Stabilization of dichalcogenide ligands in the coordination sphere of a ruthenium system†
Abstract
The synthesis, structure and electronic properties of tetraruthenium dichalcogenide complexes displaying the exclusive coordination mode of dichalcogenide ligands have been discussed. The reactions of Li[BH2E3] (E = S or Se) with [ClRu(μ-Cl)(p-cymene)]2 (p-cymene = η6-{p-C6H4(iPr)Me}) at room temperature yielded tetrametallic dichalcogenide complexes [{Ru2Cl2(p-cymene)2}2(μ4,η2-E2)], 1–2 (E = S (1) and Se (2)).

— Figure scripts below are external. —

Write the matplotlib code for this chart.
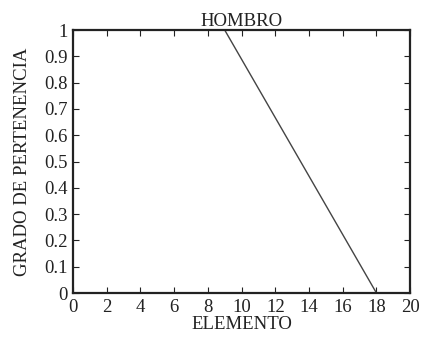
import matplotlib
matplotlib.use('Agg')
import matplotlib.pyplot as plt

# membership function "HOMBRO"
x_pts = [9, 18]
y_pts = [1, 0]
x_ticks = list(range(0, 21, 2))
y_ticks = [0, 0.1, 0.2, 0.3, 0.4, 0.5, 0.6, 0.7, 0.8, 0.9, 1]
y_labels = ['0', '0.1', '0.2', '0.3', '0.4', '0.5', '0.6', '0.7', '0.8', '0.9', '1']

plt.rcParams['font.family'] = ['Liberation Serif', 'DejaVu Serif']
fs = 13.5

fig = plt.figure(figsize=(4.22, 3.38), dpi=100)
ax = fig.add_axes([0.173, 0.133, 0.799, 0.778])

ax.plot(x_pts, y_pts, color='#444444', linewidth=1.0)

ax.set_xlim(0, 20)
ax.set_ylim(0, 1)
ax.set_xticks(x_ticks)
ax.set_yticks(y_ticks)
ax.set_yticklabels(y_labels)
ax.tick_params(direction='in', top=True, right=True, length=4, width=0.8,
               labelsize=fs, pad=4, colors='#222222')
for s in ax.spines.values():
  s.set_linewidth(1.6)
  s.set_color('#222222')

ax.set_title('HOMBRO', fontsize=fs, pad=3, color='#222222')
ax.set_xlabel('ELEMENTO', fontsize=fs, labelpad=0, color='#222222')
ax.set_ylabel('GRADO DE PERTENENCIA', fontsize=fs, labelpad=9, color='#222222')

fig.savefig('out.png', dpi=100)
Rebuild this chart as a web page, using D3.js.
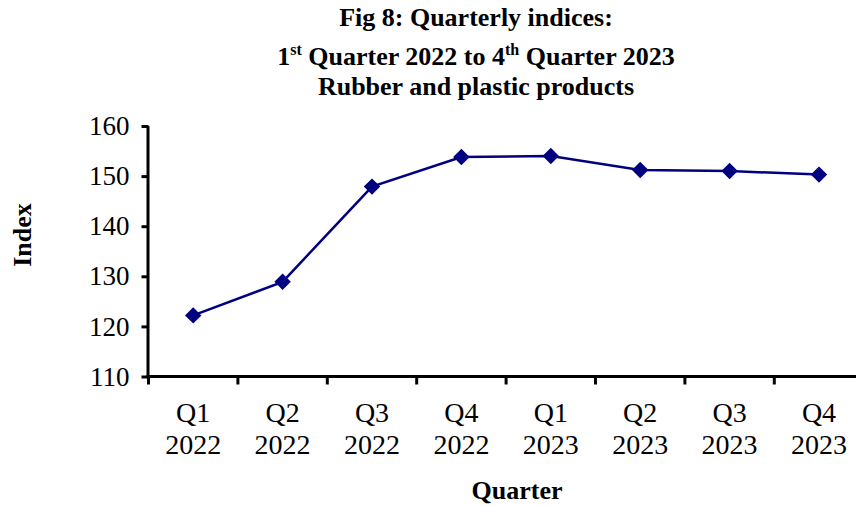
<!DOCTYPE html>
<html>
<head>
<meta charset="utf-8">
<script src="https://cdn.jsdelivr.net/npm/d3@7"></script>
<style>
  body { margin: 0; background: #fff; }
  text { font-family: "Liberation Serif", "Times New Roman", serif; fill: #000; }
</style>
</head>
<body>
<div id="chart"></div>
<script>
// Quarter labels (two lines each) and index values
const quarters = ["Q1", "Q2", "Q3", "Q4", "Q1", "Q2", "Q3", "Q4"];
const years = ["2022", "2022", "2022", "2022", "2023", "2023", "2023", "2023"];
const values = [122.2, 128.9, 147.9, 153.8, 154.0, 151.2, 151.0, 150.3];
const yTicks = [110, 120, 130, 140, 150, 160];

const W = 856, H = 506;
const keys = quarters.map((q, i) => q + " " + years[i]);

const svg = d3.select("#chart").append("svg")
  .attr("width", W).attr("height", H);

// scales
let x = d3.scaleBand().domain(keys).range([148.5, 148.5 + 8 * 89.4]);
let y = d3.scaleLinear().domain([110, 160]).range([376.5, 126]);

// title
const title = svg.append("text")
  .attr("text-anchor", "middle")
  .attr("font-weight", "bold")
  .attr("font-size", "26px");
title.append("tspan").attr("x", 476).attr("y", 26).text("Fig 8: Quarterly indices:");
let l2 = title.append("tspan").attr("x", 476).attr("y", 65);
l2.append("tspan").text("1");
l2.append("tspan").attr("font-size", "16px").attr("dy", -10).text("st");
l2.append("tspan").attr("dy", 10).text(" Quarter 2022 to 4");
l2.append("tspan").attr("font-size", "16px").attr("dy", -10).text("th");
l2.append("tspan").attr("dy", 10).text(" Quarter 2023");
title.append("tspan").attr("x", 476).attr("y", 95).text("Rubber and plastic products");

// y axis
let yAxis = svg.append("g")
  .attr("transform", `translate(${x.range()[0]},0)`)
  .call(d3.axisLeft(y).tickValues(yTicks).tickSize(7).tickPadding(12));
yAxis.select(".domain").attr("stroke", "#000").attr("stroke-width", 3)
  .attr("d", `M-0.5,${y(110)}V${y(160)}`);
yAxis.selectAll(".tick line").attr("stroke", "#000").attr("stroke-width", 3);
yAxis.selectAll(".tick text")
  .style("font-family", '"Liberation Serif", serif')
  .attr("font-size", "27px").attr("fill", "#000");

// x axis: line plus ticks on category boundaries
const step = x.step();
let xAxis = svg.append("g").attr("transform", `translate(0,${y(110)})`);
xAxis.append("line")
  .attr("x1", x.range()[0] - 2).attr("x2", W)
  .attr("stroke", "#000").attr("stroke-width", 3);
xAxis.selectAll("line.tick").data(keys).enter().append("line")
  .attr("class", "tick")
  .attr("x1", d => x(d)).attr("x2", d => x(d))
  .attr("y1", 0).attr("y2", 8)
  .attr("stroke", "#000").attr("stroke-width", 3);

let xl = xAxis.selectAll("text.lbl").data(keys).enter().append("text")
  .attr("class", "lbl")
  .attr("text-anchor", "middle")
  .attr("font-size", "28px");
xl.append("tspan")
  .attr("x", d => x(d) + step / 2).attr("y", 45)
  .text((d, i) => quarters[i]);
xl.append("tspan")
  .attr("x", d => x(d) + step / 2).attr("y", 77)
  .text((d, i) => years[i]);

// axis titles
svg.append("text")
  .attr("x", 517).attr("y", 499)
  .attr("text-anchor", "middle")
  .attr("font-weight", "bold").attr("font-size", "26px")
  .text("Quarter");
svg.append("text")
  .attr("transform", "translate(31,235) rotate(-90)")
  .attr("text-anchor", "middle")
  .attr("font-weight", "bold").attr("font-size", "26px")
  .text("Index");

// line and markers
const cx = (d, i) => x(keys[i]) + step / 2;
let line = d3.line().x(cx).y(d => y(d));
svg.append("path")
  .datum(values)
  .attr("fill", "none")
  .attr("stroke", "#000080")
  .attr("stroke-width", 2.5)
  .attr("d", line);

let sym = d3.symbol().type(d3.symbolSquare).size(135);
svg.selectAll("path.pt").data(values).enter().append("path")
  .attr("class", "pt")
  .attr("d", sym)
  .attr("fill", "#000080")
  .attr("transform", (d, i) => `translate(${cx(d, i)},${y(d)}) rotate(45)`);
</script>
</body>
</html>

The solid-state X-ray structure of 1 shows that two {(p-cymene)RuCl}2 moieties are bridged by a S–S bond. In addition to 2, the reaction of Li[BH2Se3] with [ClRu(μ-Cl)(p-cymene)]2 also yielded a mononuclear tris-homocubane analogue [Ru(p-cymene){Se7(BH)3}] (3) which is an analogue of 1,3,3-tris-homocubane and possesses D3 symmetry. In order to isolate the Cp* analogue of 1, the reaction of [Cp*Ru(μ-Cl)Cl]2 with Li[BH2S3] was carried out, which led to the formation of bis/tris-homocubane derivatives [(Cp*Ru)2{μ-Sn(BH)2}] (n = 7 (4) and 6 (5)) along with the formation of ruthenium disulfide complexes [(RuCp*)2(μ,η2:η2-S2)(μ,η1:η1-S2)] and [(RuCp*)2(μ-SBHS-κ1B:κ2S:κ2S)(μ,η1:η1-S2)]. Complexes 1–5 have been characterized by multi-nuclear NMR, IR, UV-vis spectroscopy, and mass spectrometry and their molecular formulations (except 2) have been determined by single crystal X-ray crystallography. Furthermore, DFT calculations were performed that rationalize the stabilization of the dichalcogenide units (E22−) by the tetrametallic systems in 1–2.